┌──
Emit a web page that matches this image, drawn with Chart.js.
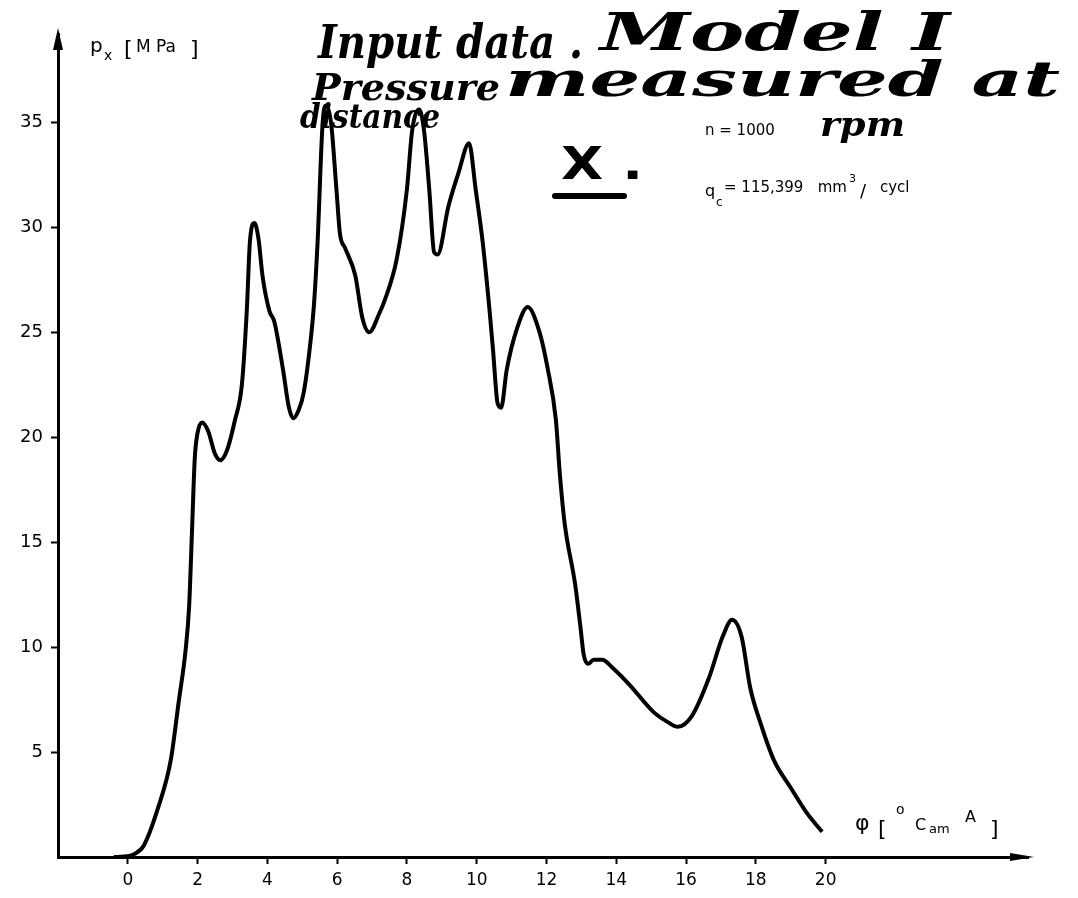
<!DOCTYPE html>
<html>
<head>
<meta charset="utf-8">
<script src="https://cdn.jsdelivr.net/npm/chart.js@4.4.1/dist/chart.umd.min.js"></script>
<style>
  html, body { margin: 0; padding: 0; background: #fff; }
  #wrap { width: 1078px; height: 898px; position: relative; }
</style>
</head>
<body>
<div id="wrap"><canvas id="chart"></canvas></div>
<script>
// crank angle (deg CamA) and measured pressure p_x (MPa)
const crankAngle = [-0.4, -0.1, 0.2, 0.46, 0.86, 1.23, 1.46, 1.66, 1.76, 1.84, 1.92, 2.0, 2.13, 2.3, 2.5, 2.65, 2.85,
  3.07, 3.27, 3.41, 3.5, 3.63, 3.75, 3.86, 4.06, 4.2, 4.45, 4.62, 4.75, 4.9, 5.04, 5.24, 5.34, 5.44, 5.59, 5.69, 5.83,
  5.98, 6.08, 6.23, 6.52, 6.72, 6.92, 7.21, 7.36, 7.71, 8.0, 8.15, 8.35, 8.49, 8.64, 8.78, 8.88, 9.19, 9.48, 9.78, 9.97,
  10.17, 10.37, 10.47, 10.6, 10.7, 10.86, 11.16, 11.46, 11.8, 12.03, 12.27, 12.38, 12.52, 12.82, 12.97, 13.07, 13.2,
  13.35, 13.6, 13.9, 14.38, 15.07, 15.5, 15.76, 16.16, 16.65, 17.05, 17.32, 17.59, 17.84, 18.13, 18.52, 19.0, 19.46, 19.9];
const pressure = [0, 0.02, 0.15, 0.55, 2.3, 4.6, 7.4, 9.9, 12.0, 15.5, 19.0, 20.2, 20.7, 20.3, 19.2, 18.9, 19.4,
  20.8, 22.5, 26.0, 29.3, 30.2, 29.4, 27.7, 26.0, 25.5, 23.2, 21.4, 20.9, 21.3, 22.1, 24.6, 26.4, 29.3, 35.1, 35.8, 34.9,
  31.8, 29.7, 29.0, 27.7, 25.7, 25.0, 25.9, 26.5, 28.5, 31.8, 34.6, 35.6, 34.6, 31.8, 28.8, 28.7, 31.0, 32.6, 34.0, 31.8,
  29.3, 26.0, 24.1, 21.6, 21.4, 23.2, 25.2, 26.2, 25.0, 23.3, 20.8, 18.3, 15.9, 13.0, 11.0, 9.6, 9.2,
  9.4, 9.4, 9.0, 8.2, 6.9, 6.4, 6.2, 6.7, 8.5, 10.5, 11.3, 10.5, 8.05, 6.4, 4.6, 3.3, 2.1, 1.2];

const xTickValues = [0, 2, 4, 6, 8, 10, 12, 14, 16, 18, 20];
const xTickLabels = ['0', '2', '4', '6', '8', '10', '12', '14', '16', '18', '20'];
const yTickValues = [5, 10, 15, 20, 25, 30, 35];
const yTickLabels = ['5', '10', '15', '20', '25', '30', '35'];

const points = crankAngle.map((x, i) => ({ x: x, y: pressure[i] }));

function fitText(ctx, text, x, y, w, font) {
  ctx.font = font;
  const m = ctx.measureText(text).width;
  ctx.save();
  ctx.translate(x, y);
  ctx.scale(w / m, 1);
  ctx.fillText(text, 0, 0);
  ctx.restore();
}

// arrows on the axes and the notes written on the sheet
const decor = {
  id: 'decor',
  afterDraw(chart) {
    const ctx = chart.ctx;
    const a = chart.chartArea;
    ctx.save();
    ctx.fillStyle = '#000';
    ctx.strokeStyle = '#000';
    // y arrow
    ctx.beginPath();
    ctx.moveTo(a.left, a.top - 6);
    ctx.lineTo(a.left - 5, a.top + 16);
    ctx.lineTo(a.left + 5, a.top + 16);
    ctx.closePath();
    ctx.fill();
    // x arrow
    ctx.beginPath();
    ctx.moveTo(a.right + 6, a.bottom);
    ctx.lineTo(a.right - 18, a.bottom - 4);
    ctx.lineTo(a.right - 18, a.bottom + 4);
    ctx.closePath();
    ctx.fill();

    ctx.textBaseline = 'alphabetic';
    ctx.textAlign = 'left';
    // y axis title
    ctx.font = '20px "DejaVu Sans"';
    ctx.fillText('p', 90, 52);
    ctx.font = '14px "DejaVu Sans"';
    ctx.fillText('x', 104, 60);
    ctx.font = '22px "DejaVu Sans"';
    ctx.fillText('[', 124, 56);
    ctx.font = '17px "DejaVu Sans"';
    ctx.fillText('M Pa', 136, 52);
    ctx.font = '22px "DejaVu Sans"';
    ctx.fillText(']', 190, 56);

    // x axis title
    ctx.font = '22px "DejaVu Sans"';
    ctx.fillText('\u03C6', 855, 830);
    ctx.fillText('[', 878, 836);
    ctx.font = '14px "DejaVu Sans"';
    ctx.fillText('o', 896, 814);
    ctx.font = '16px "DejaVu Sans"';
    ctx.fillText('C', 915, 830);
    ctx.font = '13px "DejaVu Sans"';
    ctx.fillText('am', 929, 833);
    ctx.font = '16px "DejaVu Sans"';
    ctx.fillText('A', 965, 822);
    ctx.font = '22px "DejaVu Sans"';
    ctx.fillText(']', 990, 836);

    // handwritten notes
    const hand = 'italic bold 46px "DejaVu Serif"';
    fitText(ctx, 'Input data .', 318, 58, 265, hand);
    fitText(ctx, 'Model I', 600, 50, 350, 'italic bold 52px "DejaVu Serif"');
    fitText(ctx, 'Pressure', 312, 100, 188, 'italic bold 38px "DejaVu Serif"');
    fitText(ctx, 'measured at', 505, 96, 555, 'italic bold 48px "DejaVu Serif"');
    fitText(ctx, 'distance', 300, 128, 140, 'italic bold 34px "DejaVu Serif"');
    fitText(ctx, 'rpm', 820, 136, 85, 'italic bold 34px "DejaVu Serif"');
    fitText(ctx, 'X .', 561, 179, 82, 'bold 44px "DejaVu Sans"');
    ctx.lineWidth = 6;
    ctx.lineCap = 'round';
    ctx.beginPath();
    ctx.moveTo(555, 196);
    ctx.lineTo(624, 196);
    ctx.stroke();

    // printed notes
    ctx.font = '15px "DejaVu Sans"';
    ctx.fillText('n = 1000', 705, 135);
    ctx.font = '16px "DejaVu Sans"';
    ctx.fillText('q', 705, 196);
    ctx.font = '12px "DejaVu Sans"';
    ctx.fillText('c', 716, 206);
    ctx.font = '15px "DejaVu Sans"';
    ctx.fillText('= 115,399   mm', 724, 192);
    ctx.font = '11px "DejaVu Sans"';
    ctx.fillText('3', 849, 182);
    ctx.font = '18px "DejaVu Sans"';
    ctx.fillText('/', 860, 197);
    ctx.font = '15px "DejaVu Sans"';
    ctx.fillText('cycl', 880, 192);
    ctx.restore();
  }
};

new Chart(document.getElementById('chart'), {
  type: 'scatter',
  data: {
    datasets: [{
      data: points,
      showLine: true,
      borderColor: '#000',
      borderWidth: 4,
      pointRadius: 0,
      cubicInterpolationMode: 'monotone',
      fill: false
    }]
  },
  options: {
    responsive: true,
    maintainAspectRatio: false,
    animation: false,
    layout: { padding: { top: 34, right: 50, left: 0, bottom: 0 } },
    plugins: { legend: { display: false }, tooltip: { enabled: false } },
    scales: {
      x: {
        type: 'linear',
        min: -2,
        max: 25.8,
        afterFit: s => { s.height = 41; },
        afterBuildTicks: s => { s.ticks = xTickValues.map(v => ({ value: v })); },
        border: { color: '#000', width: 3 },
        grid: { drawOnChartArea: false, drawTicks: true, tickLength: 7, tickColor: '#000', tickWidth: 2 },
        ticks: {
          color: '#000',
          padding: 6,
          maxRotation: 0,
          font: { family: 'DejaVu Sans', size: 17 },
          callback: (v, i) => xTickLabels[i]
        }
      },
      y: {
        type: 'linear',
        min: 0,
        max: 39.2,
        afterFit: s => { s.width = 58; },
        afterBuildTicks: s => { s.ticks = yTickValues.map(v => ({ value: v })); },
        border: { color: '#000', width: 3 },
        grid: { drawOnChartArea: false, drawTicks: true, tickLength: 7, tickColor: '#000', tickWidth: 2 },
        ticks: {
          color: '#000',
          padding: 8,
          font: { family: 'DejaVu Sans', size: 18 },
          callback: (v, i) => yTickLabels[i]
        }
      }
    }
  },
  plugins: [decor]
});
</script>
</body>
</html>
└──
→ **Short problem**
Quote, exactly and only, the lines from the first line of the data above through the line containing "3.3, 2.1, 1.2];". The pictures do not belong in it.

→ **Output of the exercise**
Emit a web page that matches this image, drawn with Chart.js.
<!DOCTYPE html>
<html>
<head>
<meta charset="utf-8">
<script src="https://cdn.jsdelivr.net/npm/chart.js@4.4.1/dist/chart.umd.min.js"></script>
<style>
  html, body { margin: 0; padding: 0; background: #fff; }
  #wrap { width: 1078px; height: 898px; position: relative; }
</style>
</head>
<body>
<div id="wrap"><canvas id="chart"></canvas></div>
<script>
// crank angle (deg CamA) and measured pressure p_x (MPa)
const crankAngle = [-0.4, -0.1, 0.2, 0.46, 0.86, 1.23, 1.46, 1.66, 1.76, 1.84, 1.92, 2.0, 2.13, 2.3, 2.5, 2.65, 2.85,
  3.07, 3.27, 3.41, 3.5, 3.63, 3.75, 3.86, 4.06, 4.2, 4.45, 4.62, 4.75, 4.9, 5.04, 5.24, 5.34, 5.44, 5.59, 5.69, 5.83,
  5.98, 6.08, 6.23, 6.52, 6.72, 6.92, 7.21, 7.36, 7.71, 8.0, 8.15, 8.35, 8.49, 8.64, 8.78, 8.88, 9.19, 9.48, 9.78, 9.97,
  10.17, 10.37, 10.47, 10.6, 10.7, 10.86, 11.16, 11.46, 11.8, 12.03, 12.27, 12.38, 12.52, 12.82, 12.97, 13.07, 13.2,
  13.35, 13.6, 13.9, 14.38, 15.07, 15.5, 15.76, 16.16, 16.65, 17.05, 17.32, 17.59, 17.84, 18.13, 18.52, 19.0, 19.46, 19.9];
const pressure = [0, 0.02, 0.15, 0.55, 2.3, 4.6, 7.4, 9.9, 12.0, 15.5, 19.0, 20.2, 20.7, 20.3, 19.2, 18.9, 19.4,
  20.8, 22.5, 26.0, 29.3, 30.2, 29.4, 27.7, 26.0, 25.5, 23.2, 21.4, 20.9, 21.3, 22.1, 24.6, 26.4, 29.3, 35.1, 35.8, 34.9,
  31.8, 29.7, 29.0, 27.7, 25.7, 25.0, 25.9, 26.5, 28.5, 31.8, 34.6, 35.6, 34.6, 31.8, 28.8, 28.7, 31.0, 32.6, 34.0, 31.8,
  29.3, 26.0, 24.1, 21.6, 21.4, 23.2, 25.2, 26.2, 25.0, 23.3, 20.8, 18.3, 15.9, 13.0, 11.0, 9.6, 9.2,
  9.4, 9.4, 9.0, 8.2, 6.9, 6.4, 6.2, 6.7, 8.5, 10.5, 11.3, 10.5, 8.05, 6.4, 4.6, 3.3, 2.1, 1.2];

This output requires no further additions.